Muzzle and chest fluff
Use short directional stitches in beige and light grey. Feather the edges so the lighter fur blends naturally.
Jack-o-lantern
Fill pumpkin ribs separately with long-and-short or satin stitch, then add bright yellow inside the carved face.
Leaves and stem
Use fishbone stitch for leaves, stem stitch for vines, and small straight stitches for the pumpkin stem texture.
Halloween accents
Use French knots or tiny straight stitches for stars, specks, or decorative dots around the scene.
Thread-count and blending guidance
| Area | Strands | Blending idea | Practical note |
|---|---|---|---|
| Raccoon fur | 1 strand for face detail; 2 strands for body and tail fill | Use 3799 in the darkest mask, 413 and 414 for fur, and 842 for muzzle/chest highlights. | Follow fur direction outward from the nose and around the cheeks for a rounded, soft face. |
| Tail rings | 2 strands for smooth bands, 1 strand for edge refinement | Alternate 3799 and 414, adding 413 where the bands need a soft transition. | Curve the stitches around the tail shape; straight bands can look flat. |
| Pumpkin lantern | 2 strands for pumpkin ribs, 1 strand for final glow highlights | Use 720 in grooves, 741 through the middle, 742 on raised ribs, and 744 in carved openings. | Stitch the carved face after the orange fill so the yellow glow stays crisp and bright. |
| Outlines and details | 1 strand | Use 839 for warm outlines on pumpkin/stems and 3799 for raccoon facial details. | Avoid outlining the entire raccoon heavily; soft broken lines preserve the fur texture. |
Recommended stitching order
- Transfer the raccoon outline, mask markings, tail rings, pumpkin ribs, carved face, leaves, and small accent marks.
- Stitch background leaves, vines, and any decorative night details that sit behind the main figures.
- Fill the pumpkin rib by rib, then add the carved jack-o-lantern glow and stem texture.
- Stitch the raccoon body and tail, working dark ring markings before lighter fur highlights.
- Finish with eyes, nose, whisker dots, tiny highlights, and selective outlines.
Beginner-friendly practical tips
- Use short stitches around the raccoon face so the mask curves stay clean.
- Thread one strand for the eyes and nose; bulky facial details can change the expression.
- Do not fill all fur in black.

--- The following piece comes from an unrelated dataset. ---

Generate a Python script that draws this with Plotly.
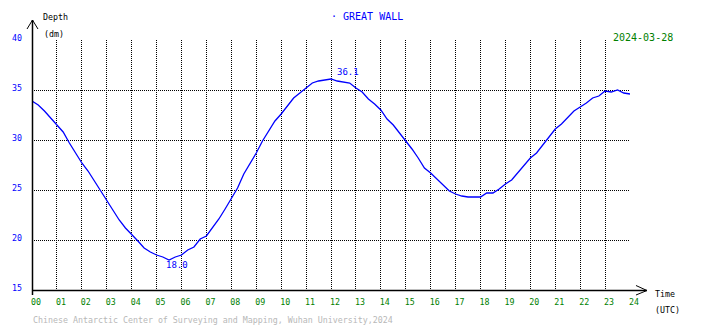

Charcoal and grey values make the animal more readable.
- Keep pumpkin highlights small and curved to maintain the rounded rib shape.
- Press from the back on a towel so any knots or raised accents remain dimensional.
Texture, shading, and finishing notes
The most polished version combines soft animal texture with a clean, glowing pumpkin. Let the raccoon feel fuzzy and slightly irregular, while the jack-o-lantern stays bright, smooth, and clearly segmented.
Fur texture
Use broken long-and-short stitches instead of solid blocks. Around the cheeks and chest, blend light beige into grey with irregular stitch lengths. On the mask, keep charcoal edges cleaner so the raccoon expression remains recognizable.
Pumpkin dimension
Shade each pumpkin rib like a small curved wedge: dark orange in the groove, medium orange in the body, and light tangerine at the raised center. A few pale yellow stitches near the carved face create a warm Halloween glow.